Like others, I was having mucho trouble getting Back to my Mac working. I’m happy to say that now it works pretty reliably on many networks that I’ve tried to connect from.
I should start by saying that I do have one of the Apple-recommended routers at home… to be more specific, I have an Apple Airport Extreme 802.11n.
Since I have this router and it supports the NAT-UPnP that is needed for my home tower to open the ports, I didn’t have to do any specific forwarding. However, I did have something going on that was foiling it quite well. I had port 443 opened and forwarding to a Linux server on the local network. Turns out, that’s one of the ports that BtmM wants to use – 443/tcp and 4500/udp, to be specific. I took off the specific port mapping for 443 and it was all about the authentication at that point.
That did get me thinking though. For some multitudes of broadband users, BtmM probably won’t function. Apparently, BtmM uses 443/tcp to handshake and then negotiate the connections with your .Mac password. That’s fine, but what about all of those ISPs that block well-known web ports like 80 and 443?
That’ll pose a problem. So if you’re on an ISP that likes to do something like that, there’s a good chance that BtmM will not work for you. If you’re not in that boat, try the following:
– Make sure you have an Apple-branded router (or Apple recommended)
– Make sure you’re not using port 443 for something on your home network (or 4500/udp for that matter)
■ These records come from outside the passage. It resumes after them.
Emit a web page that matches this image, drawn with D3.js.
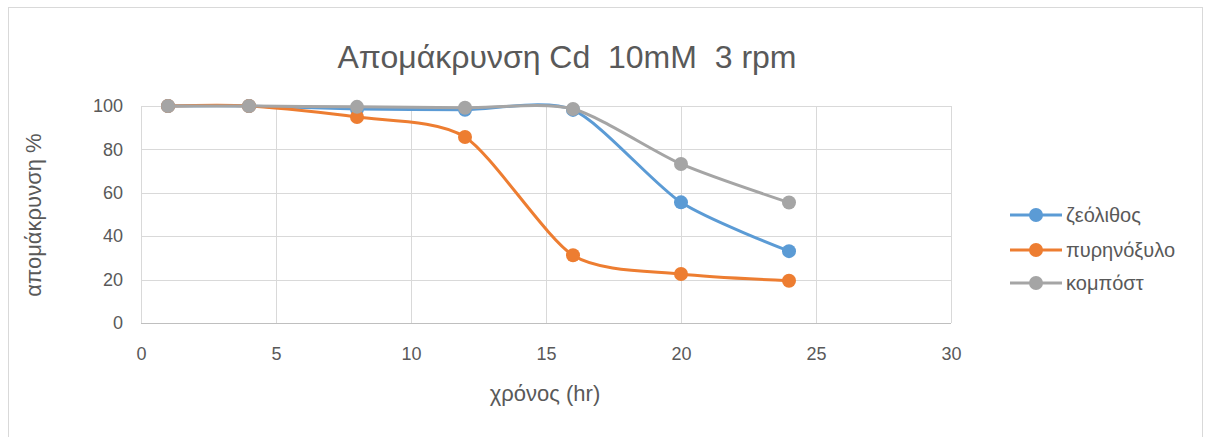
<!DOCTYPE html>
<html>
<head>
<meta charset="utf-8">
<script src="https://cdn.jsdelivr.net/npm/d3@7/dist/d3.min.js"></script>
<style>
  html, body { margin: 0; padding: 0; background: #fff; }
  svg { display: block; }
  text { font-family: "Liberation Sans", "DejaVu Sans", sans-serif; white-space: pre; }
</style>
</head>
<body>
<svg id="chart" width="1211" height="437"></svg>
<script>
// Sampling times (hours)
const hours = [1, 4, 8, 12, 16, 20, 24];

// Removal percentage per sorbent
const zeolite = [100, 100, 98.6, 98.3, 98.2, 55.6, 33.1];
const oliveWood = [100, 100, 94.9, 85.7, 31.2, 22.6, 19.5];
const compost = [100, 100, 99.6, 99.2, 98.6, 73.3, 55.5];

const seriesNames = ["ζεόλιθος", "πυρηνόξυλο", "κομπόστ"];
const seriesColors = ["#5B9BD5", "#ED7D31", "#A5A5A5"];

const xTicks = [0, 5, 10, 15, 20, 25, 30];
const yTicks = [0, 20, 40, 60, 80, 100];

const titleText = "Απομάκρυνση Cd  10mM  3 rpm";
const xTitle = "χρόνος (hr)";
const yTitle = "απομάκρυνση %";

const series = [zeolite, oliveWood, compost].map((vals, i) => ({
  name: seriesNames[i],
  color: seriesColors[i],
  points: hours.map((h, j) => ({ x: h, y: vals[j] }))
}));

const svg = d3.select("#chart");

// Chart frame
svg.append("rect")
  .attr("x", 8.5).attr("y", 7.5)
  .attr("width", 1194).attr("height", 440)
  .attr("fill", "#fff").attr("stroke", "#d9d9d9").attr("stroke-width", 1);

const x = d3.scaleLinear().domain([0, 30]).range([141, 951]);
const y = d3.scaleLinear().domain([0, 100]).range([323, 106]);

// Gridlines
const grid = svg.append("g");
grid.selectAll("line.h").data(yTicks).join("line")
  .attr("x1", x(0)).attr("x2", x(30))
  .attr("y1", d => Math.round(y(d)) + 0.5).attr("y2", d => Math.round(y(d)) + 0.5)
  .attr("stroke", d => d === 0 ? "#bfbfbf" : "#d9d9d9").attr("stroke-width", 1);
grid.selectAll("line.v").data(xTicks).join("line")
  .attr("y1", y(0)).attr("y2", y(100))
  .attr("x1", d => Math.round(x(d)) + 0.5).attr("x2", d => Math.round(x(d)) + 0.5)
  .attr("stroke", "#d9d9d9").attr("stroke-width", 1);

// Axes (labels only; lines come from the grid)
const xAxis = svg.append("g").attr("transform", `translate(0,${y(0)})`)
  .call(d3.axisBottom(x).tickValues(xTicks).tickSize(0).tickPadding(24));
const yAxis = svg.append("g").attr("transform", `translate(${x(0)},0)`)
  .call(d3.axisLeft(y).tickValues(yTicks).tickSize(0).tickPadding(18));
[xAxis, yAxis].forEach(a => {
  a.select(".domain").remove();
  a.selectAll("text")
    .attr("fill", "#595959")
    .style("font-size", "18px")
    .style("font-family", "'Liberation Sans', sans-serif");
});

// Series lines (smoothed) and markers
const line = d3.line()
  .x(d => x(d.x)).y(d => y(d.y))
  .curve(d3.curveCardinal.tension(0.25));

const plot = svg.append("g");
series.forEach(s => {
  plot.append("path")
    .attr("d", line(s.points))
    .attr("fill", "none")
    .attr("stroke", s.color)
    .attr("stroke-width", 3)
    .attr("stroke-linecap", "round");
  plot.selectAll(null).data(s.points).join("circle")
    .attr("cx", d => x(d.x)).attr("cy", d => y(d.y))
    .attr("r", 7)
    .attr("fill", s.color);
});

// Title
svg.append("text")
  .attr("x", 567).attr("y", 68)
  .attr("text-anchor", "middle")
  .attr("fill", "#595959")
  .style("font-size", "32px")
  .text(titleText);

// Axis titles
svg.append("text")
  .attr("x", 545).attr("y", 401)
  .attr("text-anchor", "middle")
  .attr("fill", "#595959")
  .style("font-size", "22px")
  .text(xTitle);

svg.append("text")
  .attr("transform", `translate(41,${215}) rotate(-90)`)
  .attr("text-anchor", "middle")
  .attr("fill", "#595959")
  .style("font-size", "22px")
  .text(yTitle);

// Legend
const legend = svg.append("g");
const legendRows = [215, 250, 283];
series.forEach((s, i) => {
  const g = legend.append("g").attr("transform", `translate(0,${legendRows[i]})`);
  g.append("line").attr("x1", 1010).attr("x2", 1062).attr("y1", 0).attr("y2", 0)
    .attr("stroke", s.color).attr("stroke-width", 3);
  g.append("circle").attr("cx", 1036).attr("cy", 0).attr("r", 7).attr("fill", s.color);
  g.append("text").attr("x", 1066).attr("y", 0).attr("dy", "0.35em")
    .attr("fill", "#595959").style("font-size", "20px").text(s.name);
});
</script>
</body>
</html>
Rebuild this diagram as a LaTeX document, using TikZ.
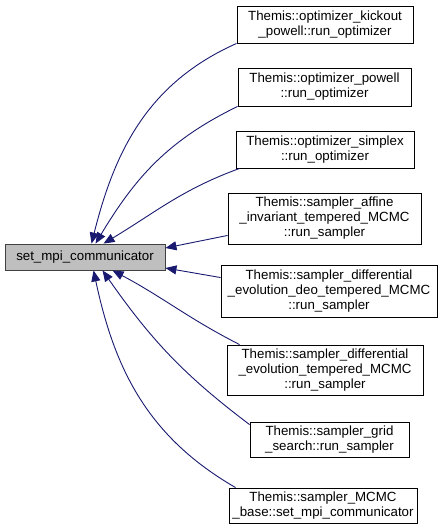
\documentclass[tikz,border=0pt]{standalone}
\usepackage{fontspec}
\setmainfont{Liberation Sans}
\usetikzlibrary{arrows.meta}
\definecolor{edgecol}{HTML}{191970}
\definecolor{nodefill}{HTML}{BFBFBF}
\definecolor{bordercol}{HTML}{404040}
\begin{document}
\begin{tikzpicture}[x=1pt,y=-1pt,
  box/.style={draw=black, line width=0.9pt, fill=white, align=center, inner sep=0pt,
    font=\fontsize{13.3}{15}\selectfont},
  edge/.style={draw=edgecol, line width=0.9pt, -{Triangle[length=11pt,width=9pt]}}]
\useasboundingbox (0,0) rectangle (442,528);
\node[box, fill=nodefill, draw=bordercol, minimum width=160pt, minimum height=26pt] (set) at (85,257) {set\_mpi\_communicator};
\node[box, minimum width=176pt, minimum height=37pt] (k) at (325,24.5) {Themis::optimizer\_kickout\\\_powell::run\_optimizer};
\node[box, minimum width=173pt, minimum height=38pt] (p) at (324.5,87) {Themis::optimizer\_powell\\::run\_optimizer};
\node[box, minimum width=178pt, minimum height=37pt] (s) at (325,149.5) {Themis::optimizer\_simplex\\::run\_optimizer};
\node[box, minimum width=193pt, minimum height=51pt] (a) at (324.5,218.5) {Themis::sampler\_affine\\\_invariant\_tempered\_MCMC\\::run\_sampler};
\node[box, minimum width=216pt, minimum height=52pt] (d) at (329,291) {Themis::sampler\_differential\\\_evolution\_deo\_tempered\_MCMC\\::run\_sampler};
\node[box, minimum width=196pt, minimum height=50pt] (e) at (325,370) {Themis::sampler\_differential\\\_evolution\_tempered\_MCMC\\::run\_sampler};
\node[box, minimum width=159pt, minimum height=35pt] (g) at (329.5,439.5) {Themis::sampler\_grid\\\_search::run\_sampler};
\node[box, minimum width=188pt, minimum height=35pt] (b) at (323,505.5) {Themis::sampler\_MCMC\\\_base::set\_mpi\_communicator};

\draw[edge] (k.south west) to[out=204,in=76] ([xshift=87pt]set.north west);
\draw[edge] (p.south west) to[out=206,in=59] ([xshift=91pt]set.north west);
\draw[edge] ([xshift=4pt]s.south west) to[out=200,in=31] ([xshift=99pt]set.north west);
\draw[edge] ([yshift=9pt]a.south west) -- ([yshift=9pt]set.east);
\draw[edge] ([yshift=-13pt]d.north west) -- ([yshift=-11pt]set.east);
\draw[edge] ([xshift=13pt]e.north west) to[out=153,in=-28] ([xshift=108pt]set.south west);
\draw[edge] ([yshift=-3pt]g.north west) to[out=143,in=-55] ([xshift=98pt]set.south west);
\draw[edge] ([xshift=7pt]b.north west) to[out=150,in=-78] ([xshift=89pt]set.south west);
\end{tikzpicture}
\end{document}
– Make sure UPnP is enabled on your router
– Make sure all computers involved are on OS X 10.5.2 or higher
– Make sure all routers are on the latest firmware
– Make sure your authentication is set up properly. On my laptop, my username is different than what I use on the tower at home. Therefore, initial connections fail because after using .Mac to authenticate, then it wants to use the local username of the machine you’re connecting to. Make sure your keychain agrees with that.